La prairie was previously in the esteemed Picq-Véron Collection. M. Picq-Véron was a great collector of Sisley’s work, and several paintings from the collection are now held in museums worldwide including Premières neiges à Louveciennes, rue de Voisins (Brame and Lorenceau, no. 21; Museum of Fine Arts, Boston), Neige à Louveciennes (Brame and Lorenceau, no. 57; Norton Simon Museum, Pasadena), and Un verger au printemps à By, près de Moret-sur-Loing (Brame and Lorenceau, no. 456, Museum Boijmans Van Beuningen, Rotterdam).
The countryside would have been quite a contrast to the hustle of the Parisian suburbs, and Sisley quickly grasped the visual potential that surrounded his home. The region offered a variety of landscapes, from farmland and fields to rivers, cottage gardens, and constantly, endlessly variable light. ‘It is at Moret – in this thickly wooded countryside with its tall poplars, the waters of the river Loing here, so beautiful, so translucent, so changeable, at Moret my art has undoubtedly developed most,’ he later reflected. ‘I will never really leave this little place that is so picturesque’ (quoted in R. Shone, Alfred Sisley, London, 1999, p. 123). Sisley spent much of 1880 traversing the land and the new atmospheric effects enabled him to push his landscape practice to new heights.
In La prairie, a quietly luminous view from 1880 painted shortly after this move, Sisley concentrated his attention on a well-trodden path meandering through an overgrown field of grasses adorned with touches of blazing red. To the right, the river curves along the meadow, its waters dark and serene. Leafy trees line its banks, here rendered from inky greens and dabs of violet. Overhead, soft clouds dot the blue sky. Sisley has painted the trail as a continuous band that extends from the edge of the canvas to the horizon as if the viewer could step into this bucolic scene. First developed during the Renaissance, the methodical unfolding of pictorial space into a receding depth was a hallmark of academic landscape practice, and one which the artist often employed. Yet despite the rigorously structured nature of the composition, La prairie evokes a sense of exuberance in its execution, felt particularly in the movement of plants and water.
Sisley’s paintings from this period are often compared to those of Claude Monet. Both artists approached their motifs with the same force of concentration – and often returned to the same sites over an extended period of time – and they shared a commitment to the ephemerality of the natural world. Unlike Monet, however, Sisley was less interested in obsessive observation. Instead, he relished returning to the same scene from different vantage points. Perhaps an apt parallel can be found in the oeuvre of Camille Pissarro, who would revisit again and again his favourite motifs as he endeavoured to chart the effects of the changing seasons.

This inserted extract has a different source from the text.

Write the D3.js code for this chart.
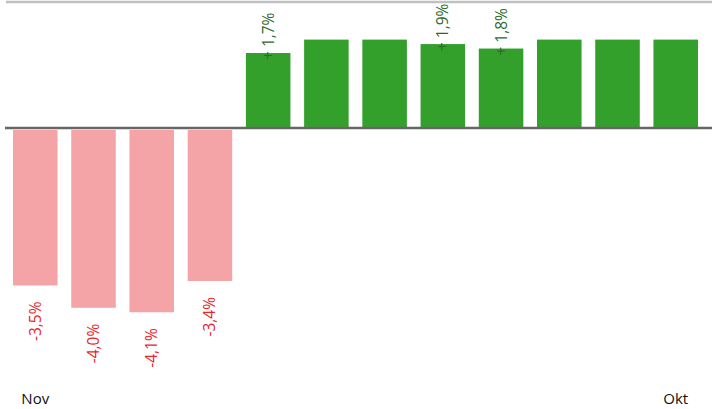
<!DOCTYPE html>
<html lang="de">
<head>
	<meta charset="UTF-8"/>
	<title>Monatswerte Nov - Okt</title>
	<script src="https://d3js.org/d3.v7.min.js"></script>
	<style>
		body { margin: 0; background: #fff; }
		svg { display: block; font-family: "Open Sans", "Liberation Sans", sans-serif; }
	</style>
</head>
<body>
	<script>

		var w = 712;
		var h = 409;

		// months, first and last are labelled
		var months = ["Nov", "Dez", "Jan", "Feb", "Mär", "Apr", "Mai", "Jun", "Jul", "Aug", "Sep", "Okt"];
		var tickLabels = ["Nov", "Okt"];
		// change in percent, bars above 2 % are cut at the top of the chart
		var values = [-3.5, -4.0, -4.1, -3.4, 1.7, 2.0, 2.0, 1.9, 1.8, 2.0, 2.0, 2.0];
		var labels = ["-3,5%", "-4,0%", "-4,1%", "-3,4%", "+ 1,7%", null, null, "+ 1,9%", "+ 1,8%", null, null, null];

		//Define scales
		var xScale = d3.scaleBand()
						.domain(d3.range(months.length))
						.range([13, 698])
						.paddingInner(0.235);

		var yScale = d3.scaleLinear()
						.domain([-5, 3])
						.range([352.5, -5.1]);

		var svg = d3.select("body")
					.append("svg")
					.attr("width", w)
					.attr("height", h);

		//top border
		svg.append("line")
			.attr("x1", 6)
			.attr("x2", w)
			.attr("y1", 2)
			.attr("y2", 2)
			.attr("stroke", "#c0c0c0")
			.attr("stroke-width", 2.5);

		//bars
		svg.selectAll("rect")
			.data(values)
			.enter()
			.append("rect")
			.attr("x", function(d, i) { return xScale(i); })
			.attr("y", function(d) { return d > 0 ? yScale(d) : yScale(0) + 1; })
			.attr("width", xScale.bandwidth())
			.attr("height", function(d) {
				return d > 0 ? yScale(0) - yScale(d) : yScale(d) - yScale(0) - 1;
			})
			.attr("fill", function(d) { return d > 0 ? "#34a02c" : "#f4a4a6"; });

		//zero line
		svg.append("line")
			.attr("x1", 5)
			.attr("x2", w)
			.attr("y1", yScale(0) - 1)
			.attr("y2", yScale(0) - 1)
			.attr("stroke", "#666666")
			.attr("stroke-width", 2.5);

		//value labels, rotated
		svg.selectAll(".lbl")
			.data(values)
			.enter()
			.filter(function(d, i) { return labels[i] != null; })
			.append("text")
			.attr("class", "lbl")
			.attr("transform", function(d) {
				var i = values.indexOf(d);
				var x = xScale(i) + xScale.bandwidth() / 2 + 5.5;
				var y = d > 0 ? yScale(d) + 7 : yScale(d) + 16;
				return "translate(" + x + "," + y + ") rotate(-90)";
			})
			.attr("text-anchor", function(d) { return d > 0 ? "start" : "end"; })
			.attr("font-size", "15.5px")
			.attr("fill", function(d) { return d > 0 ? "#2b6a2b" : "#e8262c"; })
			.text(function(d) { return labels[values.indexOf(d)]; });

		//first and last month
		svg.selectAll(".tick")
			.data(tickLabels)
			.enter()
			.append("text")
			.attr("class", "tick")
			.attr("x", function(d) { return xScale(months.indexOf(d)) + xScale.bandwidth() / 2; })
			.attr("y", 404)
			.attr("text-anchor", "middle")
			.attr("font-size", "15px")
			.attr("fill", "#111")
			.text(function(d) { return d; });

	</script>
</body>
</html>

Likewise, Sisley, too, spent his time exploring the countryside around Veneux-Nadon, entirely consumed by what he encountered. This region would remain his central inspiration for the rest of his career.
La prairie was previously in the esteemed Picq-Véron Collection. M. Picq-Véron was a great collector of Sisley’s work, and several paintings from the collection are now held in museums worldwide including Premières neiges à Louveciennes, rue de Voisins (Brame and Lorenceau, no. 21; Museum of Fine Arts, Boston), Neige à Louveciennes (Brame and Lorenceau, no. 57; Norton Simon Museum, Pasadena), and Un verger au printemps à By, près de Moret-sur-Loing (Brame and Lorenceau, no. 456, Museum Boijmans Van Beuningen, Rotterdam).